Only the lines from the start of the data to the line containing "tick_labels = [str(i) for i in interactions]", both included, should be output, exactly and without pictures.

═══ Given material

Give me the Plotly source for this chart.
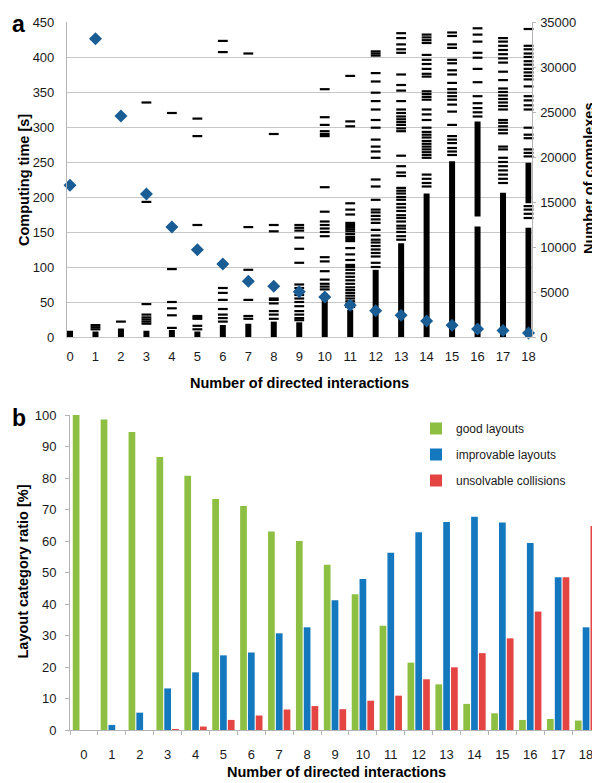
import plotly.graph_objects as go

# ---------------- data ----------------
interactions = list(range(19))
tick_labels = [str(i) for i in interactions]

# number of complexes per number of directed interactions (right axis, diamonds)
n_complexes = [16850, 33150, 24560, 15890, 12220, 9700, 8110, 6190, 5630, 5040,
               4445, 3520, 2925, 2410, 1780, 1300, 890, 710, 445]

# computing time [s]: densely populated ranges per category
time_dense = [
    [[0, 9]], [[0, 8]], [[0, 12]], [[0, 9]], [[0, 10]], [[0, 8]], [[0, 17]],
    [[0, 19]], [[0, 22]], [[0, 21]], [[0, 62]], [[0, 39]], [[0, 96]],
    [[0, 134]], [[0, 205]], [[0, 251]], [[0, 158], [172, 308]], [[0, 206]],
    [[0, 156], [191, 249]],
]

# computing time [s]: isolated single complexes per category
time_dashes = [
    [],
    [11, 14, 17],
    [22],
    [19, 22, 25, 28, 32, 47, 193, 335],
    [13, 31, 41, 50, 97, 320],
    [11, 16, 26, 28, 30, 160, 287, 312],
    [22, 27, 32, 40, 53, 63, 70, 407, 423],
    [26, 30, 53, 96, 157, 405],
    [26, 32, 37, 48, 53, 55, 151, 160, 290],
    [24, 27, 32, 37, 44, 50, 55, 60, 65, 70, 75, 106, 126, 142, 152, 156, 160],
    [68, 72, 76, 82, 94, 108, 114, 144, 150, 155, 160, 165, 179, 214,
     287, 290, 294, 303, 314, 354],
    [43, 47, 51, 55, 59, 63, 67, 71, 76, 81, 86, 91, 96, 100, 103, 110, 118,
     127, 137, 140, 143, 147, 151, 154, 157, 160, 163, 175, 182, 191, 301, 308, 373],
    [100, 106, 115, 120, 125, 130, 135, 139, 145, 153, 163, 168, 173, 178, 182,
     196, 215, 225, 256, 265, 272, 282, 299, 310, 325, 337, 349, 365, 377, 402, 405, 408],
    [139, 144, 150, 155, 159, 165, 170, 174, 180, 185, 190, 196, 200, 205, 209, 213,
     230, 235, 244, 259, 294, 298, 303, 307, 311, 315, 320, 325, 337, 352, 360, 375,
     406, 411, 418, 427, 434],
    [215, 220, 226, 232, 256, 260, 264, 268, 272, 276, 280, 285, 289, 293, 299,
     310, 318, 325, 339, 343, 347, 351, 372, 376, 383, 390, 396, 403, 420, 424, 428, 432],
    [260, 265, 270, 277, 282, 287, 303, 322, 332, 339, 344, 349, 354, 363, 375, 381,
     391, 396, 413, 418, 430, 435],
    [315, 321, 327, 334, 344, 364, 383, 399, 406, 422, 432, 441],
    [220, 226, 232, 238, 244, 250, 256, 268, 272, 291, 296, 301, 306, 310, 325, 330,
     335, 340, 345, 350, 355, 367, 379, 392, 398, 404, 410, 416, 422, 427],
    [170, 176, 182, 187, 258, 263, 268, 284, 289, 299, 325, 331, 338, 344, 358,
     368, 373, 378, 383, 389, 394, 400, 405, 411, 416, 440],
]

# layout category ratio [%]
good = [100, 98.6, 94.6, 86.7, 80.7, 73.3, 71.1, 63.0, 60.0, 52.5,
        43.1, 33.1, 21.4, 14.5, 8.3, 5.3, 3.2, 3.5, 3.0]
improvable = [0, 1.6, 5.5, 13.2, 18.3, 23.7, 24.6, 30.7, 32.6, 41.2,
              47.9, 56.3, 62.8, 66.0, 67.7, 65.9, 59.4, 48.5, 32.6]
unsolvable = [0, 0, 0, 0.3, 1.1, 3.2, 4.6, 6.5, 7.6, 6.6,
              9.3, 10.9, 16.1, 19.9, 24.4, 29.1, 37.6, 48.5, 64.8]

# ---------------- styling ----------------
FONT = "Liberation Sans, Arial, sans-serif"
GRID = "#c6c6c6"
AXIS = "#b4b4b4"
TXT = "#1a1a1a"
GREEN = "#8dc042"
BLUE = "#1478be"
RED = "#e44542"
DIAMOND = "#1a5c94"

OFF = 8            # page body margin offset
W, H = 600 - OFF, 783 - OFF
T = 22 - OFF       # plot top (screen 22)
B = H - (730 - OFF)  # plot bottom (screen 730)
PH = H - T - B


def px_x(p):
    return (p - OFF) / W


def px_y(p):
    return (H - B - (p - OFF)) / PH


fig = go.Figure()

# dense columns (top)
dx, dy = [], []
for i, ranges in enumerate(time_dense):
    for lo, hi in ranges:
        dx += [interactions[i], interactions[i], None]
        dy += [lo, hi, None]
fig.add_trace(go.Scatter(x=dx, y=dy, mode="lines", line=dict(color="black", width=6),
                         xaxis="x", yaxis="y", showlegend=False, hoverinfo="skip"))

# single dashes (top)
sx, sy = [], []
for i, vals in enumerate(time_dashes):
    sx += [interactions[i]] * len(vals)
    sy += vals
fig.add_trace(go.Scatter(x=sx, y=sy, mode="markers",
                         marker=dict(symbol="line-ew", size=7,
                                     line=dict(color="black", width=2.2)),
                         xaxis="x", yaxis="y", showlegend=False, cliponaxis=False))

# number of complexes (right axis)
fig.add_trace(go.Scatter(x=interactions, y=n_complexes, mode="markers",
                         marker=dict(symbol="diamond", size=10, color=DIAMOND),
                         xaxis="x", yaxis="y2", showlegend=False, cliponaxis=False))

# bottom bars
for name, vals, col in [("good layouts", good, GREEN),
                        ("improvable layouts", improvable, BLUE),
                        ("unsolvable collisions", unsolvable, RED)]:
    fig.add_trace(go.Bar(x=tick_labels, y=vals, name=name, marker=dict(color=col, line=dict(width=0)),
                         xaxis="x2", yaxis="y3", legendgroup=name))

x0 = 70 - 0.12 * 25.45
x1 = 528 + 0.12 * 25.45 + 0.5

fig.update_layout(
    width=W, height=H,
    margin=dict(l=0, r=0, t=T, b=B, autoexpand=False),
    paper_bgcolor="white", plot_bgcolor="white",
    font=dict(family=FONT, size=13, color=TXT),
    barmode="group", bargap=0.16, bargroupgap=0.14,
    xaxis=dict(domain=[px_x(x0), px_x(x1)], range=[-0.12, 18.12], anchor="y",
               tickmode="array", tickvals=interactions, ticktext=tick_labels,
               showgrid=False, zeroline=False, showline=True, linecolor=GRID, linewidth=1,
               ticks="", ticklabelstandoff=7, tickfont=dict(size=13)),
    yaxis=dict(domain=[px_y(337), 1], range=[0, 450], dtick=50, anchor="x",
               showgrid=True, gridcolor=GRID, gridwidth=1, zeroline=False,
               showline=True, linecolor=AXIS, ticks="", ticklabelstandoff=9,
               tickfont=dict(size=13)),
    yaxis2=dict(range=[0, 35000], dtick=5000, overlaying="y", side="right", anchor="x",
                tickformat="d",
                showgrid=False, zeroline=False, showline=True, linecolor=AXIS,
                ticks="outside", ticklen=3, tickcolor=AXIS, ticklabelstandoff=2,
                tickfont=dict(size=13)),
    xaxis2=dict(domain=[px_x(70), 1], anchor="y3", type="category",
                categoryorder="array", categoryarray=tick_labels,
                tickson="boundaries", ticks="outside", ticklen=4, tickcolor=AXIS,
                showline=True, linecolor=AXIS, showgrid=False, zeroline=False,
                ticklabelstandoff=12, tickfont=dict(size=13)),
    yaxis3=dict(domain=[0, px_y(415)], range=[0, 100], dtick=10, anchor="x2",
                showgrid=False, zeroline=False, showline=True, linecolor=AXIS,
                ticks="outside", ticklen=4, tickcolor=AXIS, ticklabelstandoff=6,
                tickfont=dict(size=13)),
    legend=dict(x=px_x(416), y=px_y(414), xanchor="left", yanchor="top",
                font=dict(size=12, color=TXT), tracegroupgap=7,
                bgcolor="rgba(0,0,0,0)", borderwidth=0),
    showlegend=True,
)

ann = [
    dict(text="<b>a</b>", x=px_x(18.5), y=px_y(24), font=dict(size=23, color="black")),
    dict(text="<b>b</b>", x=px_x(18.5), y=px_y(418), font=dict(size=23, color="black")),
    dict(text="<b>Computing time [s]</b>", x=px_x(24), y=px_y(180), textangle=-90,
         font=dict(size=14.5, color="black")),
    dict(text="<b>Number of complexes</b>", x=px_x(589), y=px_y(178), textangle=-90,
         font=dict(size=14.5, color="black")),
    dict(text="<b>Number of directed interactions</b>", x=px_x(299), y=px_y(383),
         font=dict(size=14.5, color="black")),
    dict(text="<b>Layout category ratio [%]</b>", x=px_x(22.5), y=px_y(572), textangle=-90,
         font=dict(size=14.5, color="black")),
    dict(text="<b>Number of directed interactions</b>", x=px_x(336), y=px_y(772),
         font=dict(size=14.5, color="black")),
]
for a in ann:
    a.update(xref="paper", yref="paper", xanchor="center", yanchor="middle", showarrow=False)
fig.update_layout(annotations=ann)

fig.write_html("out.html")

══════

Output.
Give me the Plotly source for this chart.
import plotly.graph_objects as go

# ---------------- data ----------------
interactions = list(range(19))
tick_labels = [str(i) for i in interactions]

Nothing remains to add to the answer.